▶ _Work to do_
Write out the material again word for word, dropping any images it holds.

▶ _Information provided_
---*---

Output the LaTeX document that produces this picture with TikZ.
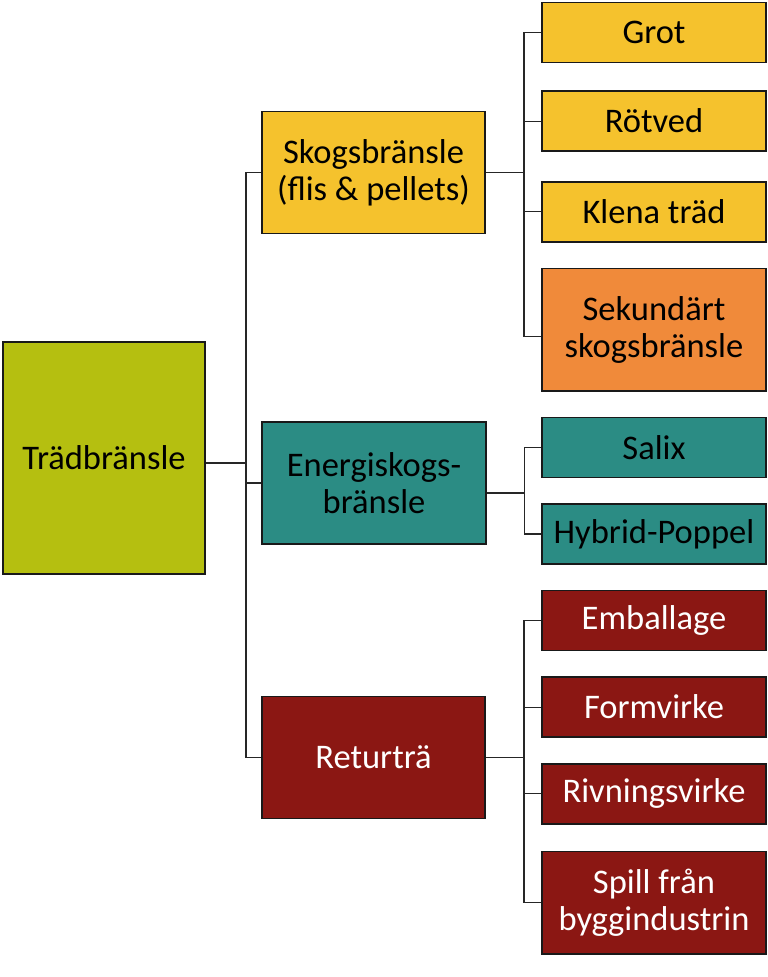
\documentclass[tikz,border=0pt]{standalone}
\usepackage{fontspec}
\setmainfont{Carlito}
\usepackage{xcolor}
\usepackage{tikz}
\usetikzlibrary{positioning}

\definecolor{rootgreen}{HTML}{B5BF10}
\definecolor{forestyellow}{HTML}{F5C22D}
\definecolor{secorange}{HTML}{F08A3A}
\definecolor{energyteal}{HTML}{2B8C84}
\definecolor{recycledred}{HTML}{8B1713}

\begin{document}
\begin{tikzpicture}[x=1pt, y=-1pt, node distance=25pt,
        every node/.style={font=\fontsize{34.5}{37}\selectfont, align=center},
        fuelbox/.style={draw=black!90, line width=1.6pt, minimum width=224.5pt, minimum height=60pt, inner sep=2pt},
        link/.style={draw=black!85, line width=1.2pt}]
        \useasboundingbox (0,0) rectangle (768,977);
        % Root
        \node[fuelbox, fill=rootgreen, minimum width=202.5pt, minimum height=232.5pt] (trad) at (104,458) {Trädbränsle};
        % Skogsbränsle
        \node[fuelbox, fill=forestyellow, minimum width=223.5pt, minimum height=122pt] (skogs) at (373.5,172.5) {Skogsbränsle\\(flis \& pellets)};
        % Energiskogsbränsle
        \node[fuelbox, fill=energyteal, minimum width=223.5pt, minimum height=122pt] (energi) at (374,483) {Energiskogs-\\bränsle};
        % Returträ
        \node[fuelbox, fill=recycledred, text=white, minimum width=223.5pt, minimum height=122pt] (retur) at (373.5,757.5) {Returträ};
        % Skogsbränsle kinds
        \node[fuelbox, fill=forestyellow] (grot) at (654,32.5) {Grot};
        \node[fuelbox, fill=forestyellow, below=27pt of grot] (rotved) {Rötved};
        \node[fuelbox, fill=forestyellow, below=29pt of rotved] (klena) {Klena träd};
        \node[fuelbox, fill=secorange, minimum height=122.4pt, below=of klena] (sekund) {Sekundärt\\skogsbränsle};
        % Energiskog kinds
        \node[fuelbox, fill=energyteal, below=of sekund] (salix) {Salix};
        \node[fuelbox, fill=energyteal, below=of salix] (hybrid) {Hybrid-Poppel};
        % Returträ kinds
        \node[fuelbox, fill=recycledred, text=white, below=of hybrid] (emballage) {Emballage};
        \node[fuelbox, fill=recycledred, text=white, below=of emballage] (formvirke) {Formvirke};
        \node[fuelbox, fill=recycledred, text=white, below=of formvirke] (rivning) {Rivningsvirke};
        \node[fuelbox, fill=recycledred, text=white, minimum height=102.4pt, below=26pt of rivning] (spill) {Spill från\\byggindustrin};
        % Links
        \draw[link] ([yshift=-5pt]trad.east) -- ++(40,0) |- (skogs.west);
        \draw[link] ([yshift=-5pt]trad.east) -- ++(40,0) |- (energi.west);
        \draw[link] ([yshift=-5pt]trad.east) -- ++(40,0) |- (retur.west);
        \draw[link] (skogs.east) -- ++(38,0) |- (grot.west);
        \draw[link] (skogs.east) -- ++(38,0) |- (rotved.west);
        \draw[link] (skogs.east) -- ++(38,0) |- (klena.west);
        \draw[link] (skogs.east) -- ++(38,0) |- ([yshift=-7pt]sekund.west);
        \draw[link] ([yshift=-10pt]energi.east) -- ++(38,0) |- (salix.west);
        \draw[link] ([yshift=-10pt]energi.east) -- ++(38,0) |- (hybrid.west);
        \draw[link] (retur.east) -- ++(38,0) |- (emballage.west);
        \draw[link] (retur.east) -- ++(38,0) |- (formvirke.west);
        \draw[link] (retur.east) -- ++(38,0) |- (rivning.west);
        \draw[link] (retur.east) -- ++(38,0) |- (spill.west);
    \end{tikzpicture}
\end{document}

---*---

▶ _Exercise output_
Output the LaTeX document that produces this picture with TikZ.
\documentclass[tikz,border=0pt]{standalone}
\usepackage{fontspec}
\setmainfont{Carlito}
\usepackage{xcolor}
\usepackage{tikz}
\usetikzlibrary{positioning}

\definecolor{rootgreen}{HTML}{B5BF10}
\definecolor{forestyellow}{HTML}{F5C22D}
\definecolor{secorange}{HTML}{F08A3A}
\definecolor{energyteal}{HTML}{2B8C84}
\definecolor{recycledred}{HTML}{8B1713}

\begin{document}
\begin{tikzpicture}[x=1pt, y=-1pt, node distance=25pt,
        every node/.style={font=\fontsize{34.5}{37}\selectfont, align=center},
        fuelbox/.style={draw=black!90, line width=1.6pt, minimum width=224.5pt, minimum height=60pt, inner sep=2pt},
        link/.style={draw=black!85, line width=1.2pt}]
        \useasboundingbox (0,0) rectangle (768,977);
        % Root
        \node[fuelbox, fill=rootgreen, minimum width=202.5pt, minimum height=232.5pt] (trad) at (104,458) {Trädbränsle};
        % Skogsbränsle
        \node[fuelbox, fill=forestyellow, minimum width=223.5pt, minimum height=122pt] (skogs) at (373.5,172.5) {Skogsbränsle\\(flis \& pellets)};
        % Energiskogsbränsle
        \node[fuelbox, fill=energyteal, minimum width=223.5pt, minimum height=122pt] (energi) at (374,483) {Energiskogs-\\bränsle};
        % Returträ
        \node[fuelbox, fill=recycledred, text=white, minimum width=223.5pt, minimum height=122pt] (retur) at (373.5,757.5) {Returträ};
        % Skogsbränsle kinds
        \node[fuelbox, fill=forestyellow] (grot) at (654,32.5) {Grot};
        \node[fuelbox, fill=forestyellow, below=27pt of grot] (rotved) {Rötved};
        \node[fuelbox, fill=forestyellow, below=29pt of rotved] (klena) {Klena träd};
        \node[fuelbox, fill=secorange, minimum height=122.4pt, below=of klena] (sekund) {Sekundärt\\skogsbränsle};
        % Energiskog kinds
        \node[fuelbox, fill=energyteal, below=of sekund] (salix) {Salix};
        \node[fuelbox, fill=energyteal, below=of salix] (hybrid) {Hybrid-Poppel};
        % Returträ kinds
        \node[fuelbox, fill=recycledred, text=white, below=of hybrid] (emballage) {Emballage};
        \node[fuelbox, fill=recycledred, text=white, below=of emballage] (formvirke) {Formvirke};
        \node[fuelbox, fill=recycledred, text=white, below=of formvirke] (rivning) {Rivningsvirke};
        \node[fuelbox, fill=recycledred, text=white, minimum height=102.4pt, below=26pt of rivning] (spill) {Spill från\\byggindustrin};
        % Links
        \draw[link] ([yshift=-5pt]trad.east) -- ++(40,0) |- (skogs.west);
        \draw[link] ([yshift=-5pt]trad.east) -- ++(40,0) |- (energi.west);
        \draw[link] ([yshift=-5pt]trad.east) -- ++(40,0) |- (retur.west);
        \draw[link] (skogs.east) -- ++(38,0) |- (grot.west);
        \draw[link] (skogs.east) -- ++(38,0) |- (rotved.west);
        \draw[link] (skogs.east) -- ++(38,0) |- (klena.west);
        \draw[link] (skogs.east) -- ++(38,0) |- ([yshift=-7pt]sekund.west);
        \draw[link] ([yshift=-10pt]energi.east) -- ++(38,0) |- (salix.west);
        \draw[link] ([yshift=-10pt]energi.east) -- ++(38,0) |- (hybrid.west);
        \draw[link] (retur.east) -- ++(38,0) |- (emballage.west);
        \draw[link] (retur.east) -- ++(38,0) |- (formvirke.west);
        \draw[link] (retur.east) -- ++(38,0) |- (rivning.west);
        \draw[link] (retur.east) -- ++(38,0) |- (spill.west);
    \end{tikzpicture}
\end{document}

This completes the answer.